INSTRUCTIONS TO FOLLOW
Please retype the data in full and exactly; the pictures are not part of the copy.

STORED DATA
● ● ●

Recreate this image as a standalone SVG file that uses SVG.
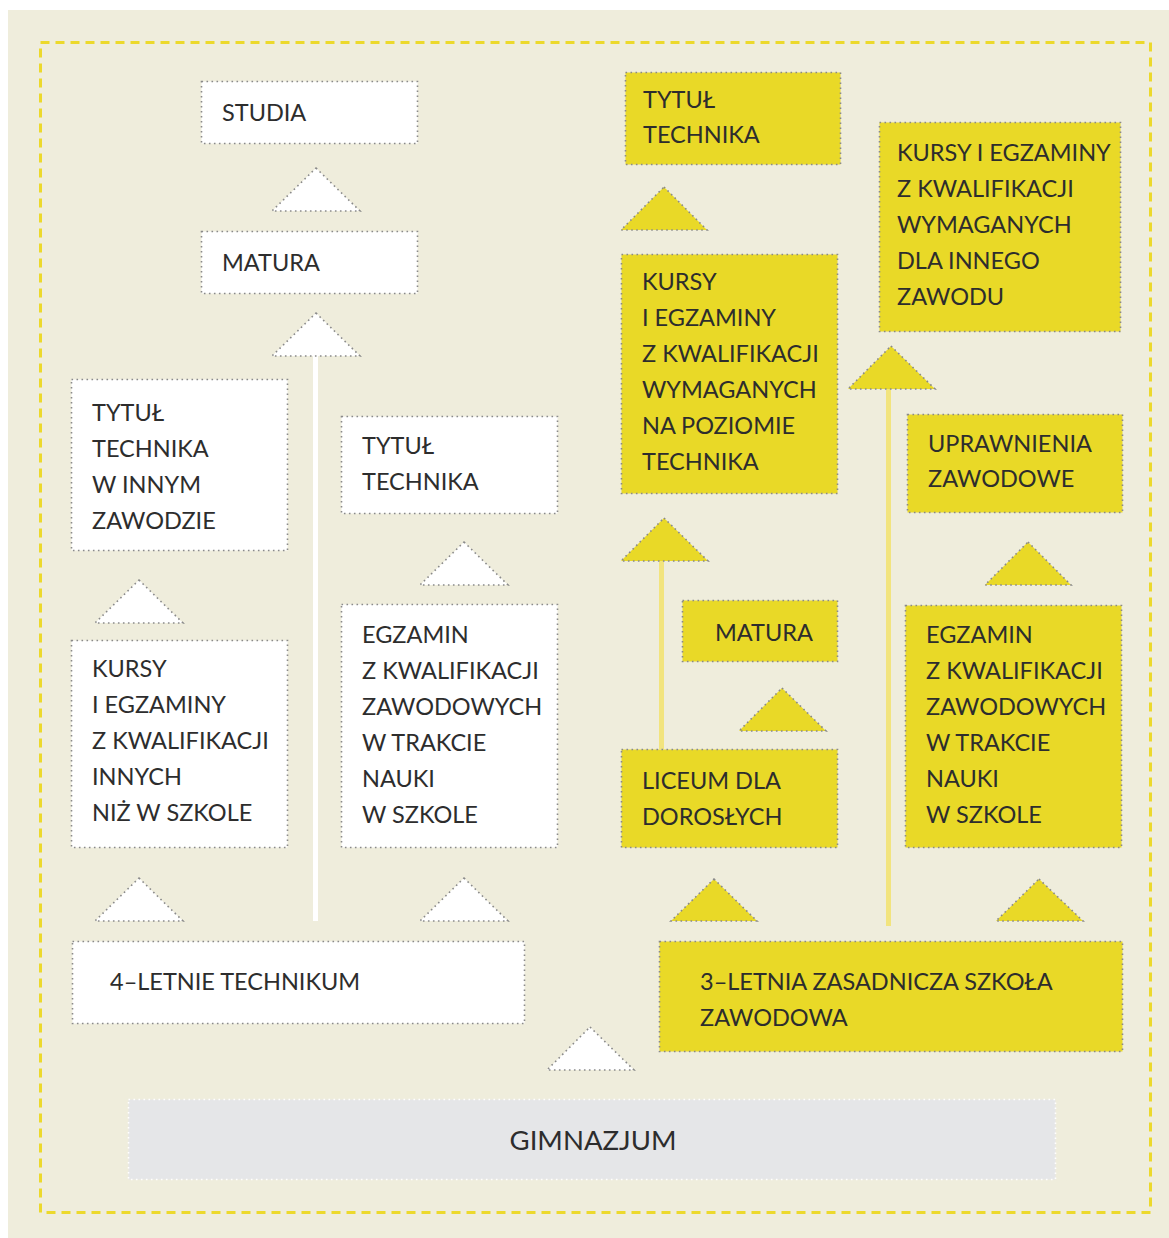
<svg xmlns="http://www.w3.org/2000/svg" width="1169" height="1238" viewBox="0 0 1169 1238">
<style>
.bg{fill:#efeddc}
.frame{fill:none;stroke:#ecd92c;stroke-width:3;stroke-dasharray:9 6}
.w{fill:#ffffff;stroke:#8a8a8a;stroke-width:1.6;stroke-dasharray:1.6 3.4}
.y{fill:#e9d927;stroke:#8a8a8a;stroke-width:1.6;stroke-dasharray:1.6 3.4}
.g{fill:#e5e6e8;stroke:#ffffff;stroke-width:1.6;stroke-dasharray:1.6 3.4}
.t{font-family:Lato,"Open Sans","Noto Sans",sans-serif;font-size:23.5px;fill:#2d2d2d}
.big{font-size:27.5px}
.wl{fill:#ffffff}
.yl{fill:#f2e47e}
</style>
<rect x="0" y="0" width="1169" height="1238" fill="#ffffff"/>
<rect class="bg" x="8" y="10" width="1161" height="1228"/>
<rect class="frame" x="40.5" y="42.5" width="1110" height="1170"/>

<g id="connectors">
  <rect class="wl" x="313" y="356" width="5" height="565"/>
  <rect class="yl" x="659" y="561" width="5" height="188"/>
  <rect class="yl" x="886" y="389" width="5" height="537"/>
  <polygon class="w" points="316,168 360,211 272,211"/>
  <polygon class="w" points="316,313 360,356 272,356"/>
  <polygon class="w" points="139,580 183,623 95,623"/>
  <polygon class="w" points="139,878 183,921 95,921"/>
  <polygon class="w" points="464,542 508,585 420,585"/>
  <polygon class="w" points="464,878 508,921 420,921"/>
  <polygon class="w" points="590,1027 634,1070 547,1070"/>
  <polygon class="y" points="664,187 707,230 621,230"/>
  <polygon class="y" points="664,518 708,561 621,561"/>
  <polygon class="y" points="782,688 826,731 739,731"/>
  <polygon class="y" points="714,879 757,921 671,921"/>
  <polygon class="y" points="891,346 935,389 848,389"/>
  <polygon class="y" points="1028,542 1071,585 985,585"/>
  <polygon class="y" points="1039,879 1083,921 996,921"/>
</g>

<g id="studia">
  <rect class="w" x="201.5" y="81.5" width="216" height="62"/>
  <text class="t" x="222" y="121">STUDIA</text>
</g>
<g id="matura">
  <rect class="w" x="201.5" y="231.5" width="216" height="62"/>
  <text class="t" x="222" y="271">MATURA</text>
</g>
<g id="tytul-innym">
  <rect class="w" x="71.5" y="379.5" width="216" height="171"/>
  <text class="t" x="92" y="421">TYTUŁ</text>
  <text class="t" x="92" y="457">TECHNIKA</text>
  <text class="t" x="92" y="493">W INNYM</text>
  <text class="t" x="92" y="529">ZAWODZIE</text>
</g>
<g id="kursy-innych">
  <rect class="w" x="71.5" y="640.5" width="216" height="207"/>
  <text class="t" x="92" y="677">KURSY</text>
  <text class="t" x="92" y="713">I EGZAMINY</text>
  <text class="t" x="92" y="749">Z KWALIFIKACJI</text>
  <text class="t" x="92" y="785">INNYCH</text>
  <text class="t" x="92" y="821">NIŻ W SZKOLE</text>
</g>
<g id="tytul-technika-w">
  <rect class="w" x="341.5" y="416.5" width="216" height="97"/>
  <text class="t" x="362" y="454">TYTUŁ</text>
  <text class="t" x="362" y="490">TECHNIKA</text>
</g>
<g id="egzamin-w">
  <rect class="w" x="341.5" y="604.5" width="216" height="243"/>
  <text class="t" x="362" y="643">EGZAMIN</text>
  <text class="t" x="362" y="679">Z KWALIFIKACJI</text>
  <text class="t" x="362" y="715">ZAWODOWYCH</text>
  <text class="t" x="362" y="751">W TRAKCIE</text>
  <text class="t" x="362" y="787">NAUKI</text>
  <text class="t" x="362" y="823">W SZKOLE</text>
</g>
<g id="technikum">
  <rect class="w" x="72.5" y="941.5" width="452" height="82"/>
  <text class="t" x="110" y="990">4–LETNIE TECHNIKUM</text>
</g>
<g id="gimnazjum">
  <rect class="g" x="128.5" y="1099.5" width="927" height="80"/>
  <text class="t big" x="593" y="1150" text-anchor="middle">GIMNAZJUM</text>
</g>

<g id="tytul-technika-y">
  <rect class="y" x="625.5" y="72.5" width="215" height="92"/>
  <text class="t" x="643" y="108">TYTUŁ</text>
  <text class="t" x="643" y="143">TECHNIKA</text>
</g>
<g id="kursy-technika">
  <rect class="y" x="621.5" y="254.5" width="216" height="239"/>
  <text class="t" x="642" y="290">KURSY</text>
  <text class="t" x="642" y="326">I EGZAMINY</text>
  <text class="t" x="642" y="362">Z KWALIFIKACJI</text>
  <text class="t" x="642" y="398">WYMAGANYCH</text>
  <text class="t" x="642" y="434">NA POZIOMIE</text>
  <text class="t" x="642" y="470">TECHNIKA</text>
</g>
<g id="kursy-innego">
  <rect class="y" x="879.5" y="122.5" width="241" height="209"/>
  <text class="t" x="897" y="161">KURSY I EGZAMINY</text>
  <text class="t" x="897" y="197">Z KWALIFIKACJI</text>
  <text class="t" x="897" y="233">WYMAGANYCH</text>
  <text class="t" x="897" y="269">DLA INNEGO</text>
  <text class="t" x="897" y="305">ZAWODU</text>
</g>
<g id="uprawnienia">
  <rect class="y" x="907.5" y="414.5" width="215" height="98"/>
  <text class="t" x="928" y="452">UPRAWNIENIA</text>
  <text class="t" x="928" y="487">ZAWODOWE</text>
</g>
<g id="matura-y">
  <rect class="y" x="682.5" y="600.5" width="155" height="61"/>
  <text class="t" x="715" y="641">MATURA</text>
</g>
<g id="liceum">
  <rect class="y" x="621.5" y="749.5" width="216" height="98"/>
  <text class="t" x="642" y="789">LICEUM DLA</text>
  <text class="t" x="642" y="825">DOROSŁYCH</text>
</g>
<g id="egzamin-y">
  <rect class="y" x="905.5" y="605.5" width="216" height="242"/>
  <text class="t" x="926" y="643">EGZAMIN</text>
  <text class="t" x="926" y="679">Z KWALIFIKACJI</text>
  <text class="t" x="926" y="715">ZAWODOWYCH</text>
  <text class="t" x="926" y="751">W TRAKCIE</text>
  <text class="t" x="926" y="787">NAUKI</text>
  <text class="t" x="926" y="823">W SZKOLE</text>
</g>
<g id="zasadnicza">
  <rect class="y" x="659.5" y="941.5" width="463" height="110"/>
  <text class="t" x="700" y="990">3–LETNIA ZASADNICZA SZKOŁA</text>
  <text class="t" x="700" y="1026">ZAWODOWA</text>
</g>
</svg>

● ● ●

REPLY TO THE TASK
Recreate this image as a standalone SVG file that uses SVG.
<svg xmlns="http://www.w3.org/2000/svg" width="1169" height="1238" viewBox="0 0 1169 1238">
<style>
.bg{fill:#efeddc}
.frame{fill:none;stroke:#ecd92c;stroke-width:3;stroke-dasharray:9 6}
.w{fill:#ffffff;stroke:#8a8a8a;stroke-width:1.6;stroke-dasharray:1.6 3.4}
.y{fill:#e9d927;stroke:#8a8a8a;stroke-width:1.6;stroke-dasharray:1.6 3.4}
.g{fill:#e5e6e8;stroke:#ffffff;stroke-width:1.6;stroke-dasharray:1.6 3.4}
.t{font-family:Lato,"Open Sans","Noto Sans",sans-serif;font-size:23.5px;fill:#2d2d2d}
.big{font-size:27.5px}
.wl{fill:#ffffff}
.yl{fill:#f2e47e}
</style>
<rect x="0" y="0" width="1169" height="1238" fill="#ffffff"/>
<rect class="bg" x="8" y="10" width="1161" height="1228"/>
<rect class="frame" x="40.5" y="42.5" width="1110" height="1170"/>

<g id="connectors">
  <rect class="wl" x="313" y="356" width="5" height="565"/>
  <rect class="yl" x="659" y="561" width="5" height="188"/>
  <rect class="yl" x="886" y="389" width="5" height="537"/>
  <polygon class="w" points="316,168 360,211 272,211"/>
  <polygon class="w" points="316,313 360,356 272,356"/>
  <polygon class="w" points="139,580 183,623 95,623"/>
  <polygon class="w" points="139,878 183,921 95,921"/>
  <polygon class="w" points="464,542 508,585 420,585"/>
  <polygon class="w" points="464,878 508,921 420,921"/>
  <polygon class="w" points="590,1027 634,1070 547,1070"/>
  <polygon class="y" points="664,187 707,230 621,230"/>
  <polygon class="y" points="664,518 708,561 621,561"/>
  <polygon class="y" points="782,688 826,731 739,731"/>
  <polygon class="y" points="714,879 757,921 671,921"/>
  <polygon class="y" points="891,346 935,389 848,389"/>
  <polygon class="y" points="1028,542 1071,585 985,585"/>
  <polygon class="y" points="1039,879 1083,921 996,921"/>
</g>

<g id="studia">
  <rect class="w" x="201.5" y="81.5" width="216" height="62"/>
  <text class="t" x="222" y="121">STUDIA</text>
</g>
<g id="matura">
  <rect class="w" x="201.5" y="231.5" width="216" height="62"/>
  <text class="t" x="222" y="271">MATURA</text>
</g>
<g id="tytul-innym">
  <rect class="w" x="71.5" y="379.5" width="216" height="171"/>
  <text class="t" x="92" y="421">TYTUŁ</text>
  <text class="t" x="92" y="457">TECHNIKA</text>
  <text class="t" x="92" y="493">W INNYM</text>
  <text class="t" x="92" y="529">ZAWODZIE</text>
</g>
<g id="kursy-innych">
  <rect class="w" x="71.5" y="640.5" width="216" height="207"/>
  <text class="t" x="92" y="677">KURSY</text>
  <text class="t" x="92" y="713">I EGZAMINY</text>
  <text class="t" x="92" y="749">Z KWALIFIKACJI</text>
  <text class="t" x="92" y="785">INNYCH</text>
  <text class="t" x="92" y="821">NIŻ W SZKOLE</text>
</g>
<g id="tytul-technika-w">
  <rect class="w" x="341.5" y="416.5" width="216" height="97"/>
  <text class="t" x="362" y="454">TYTUŁ</text>
  <text class="t" x="362" y="490">TECHNIKA</text>
</g>
<g id="egzamin-w">
  <rect class="w" x="341.5" y="604.5" width="216" height="243"/>
  <text class="t" x="362" y="643">EGZAMIN</text>
  <text class="t" x="362" y="679">Z KWALIFIKACJI</text>
  <text class="t" x="362" y="715">ZAWODOWYCH</text>
  <text class="t" x="362" y="751">W TRAKCIE</text>
  <text class="t" x="362" y="787">NAUKI</text>
  <text class="t" x="362" y="823">W SZKOLE</text>
</g>
<g id="technikum">
  <rect class="w" x="72.5" y="941.5" width="452" height="82"/>
  <text class="t" x="110" y="990">4–LETNIE TECHNIKUM</text>
</g>
<g id="gimnazjum">
  <rect class="g" x="128.5" y="1099.5" width="927" height="80"/>
  <text class="t big" x="593" y="1150" text-anchor="middle">GIMNAZJUM</text>
</g>

<g id="tytul-technika-y">
  <rect class="y" x="625.5" y="72.5" width="215" height="92"/>
  <text class="t" x="643" y="108">TYTUŁ</text>
  <text class="t" x="643" y="143">TECHNIKA</text>
</g>
<g id="kursy-technika">
  <rect class="y" x="621.5" y="254.5" width="216" height="239"/>
  <text class="t" x="642" y="290">KURSY</text>
  <text class="t" x="642" y="326">I EGZAMINY</text>
  <text class="t" x="642" y="362">Z KWALIFIKACJI</text>
  <text class="t" x="642" y="398">WYMAGANYCH</text>
  <text class="t" x="642" y="434">NA POZIOMIE</text>
  <text class="t" x="642" y="470">TECHNIKA</text>
</g>
<g id="kursy-innego">
  <rect class="y" x="879.5" y="122.5" width="241" height="209"/>
  <text class="t" x="897" y="161">KURSY I EGZAMINY</text>
  <text class="t" x="897" y="197">Z KWALIFIKACJI</text>
  <text class="t" x="897" y="233">WYMAGANYCH</text>
  <text class="t" x="897" y="269">DLA INNEGO</text>
  <text class="t" x="897" y="305">ZAWODU</text>
</g>
<g id="uprawnienia">
  <rect class="y" x="907.5" y="414.5" width="215" height="98"/>
  <text class="t" x="928" y="452">UPRAWNIENIA</text>
  <text class="t" x="928" y="487">ZAWODOWE</text>
</g>
<g id="matura-y">
  <rect class="y" x="682.5" y="600.5" width="155" height="61"/>
  <text class="t" x="715" y="641">MATURA</text>
</g>
<g id="liceum">
  <rect class="y" x="621.5" y="749.5" width="216" height="98"/>
  <text class="t" x="642" y="789">LICEUM DLA</text>
  <text class="t" x="642" y="825">DOROSŁYCH</text>
</g>
<g id="egzamin-y">
  <rect class="y" x="905.5" y="605.5" width="216" height="242"/>
  <text class="t" x="926" y="643">EGZAMIN</text>
  <text class="t" x="926" y="679">Z KWALIFIKACJI</text>
  <text class="t" x="926" y="715">ZAWODOWYCH</text>
  <text class="t" x="926" y="751">W TRAKCIE</text>
  <text class="t" x="926" y="787">NAUKI</text>
  <text class="t" x="926" y="823">W SZKOLE</text>
</g>
<g id="zasadnicza">
  <rect class="y" x="659.5" y="941.5" width="463" height="110"/>
  <text class="t" x="700" y="990">3–LETNIA ZASADNICZA SZKOŁA</text>
  <text class="t" x="700" y="1026">ZAWODOWA</text>
</g>
</svg>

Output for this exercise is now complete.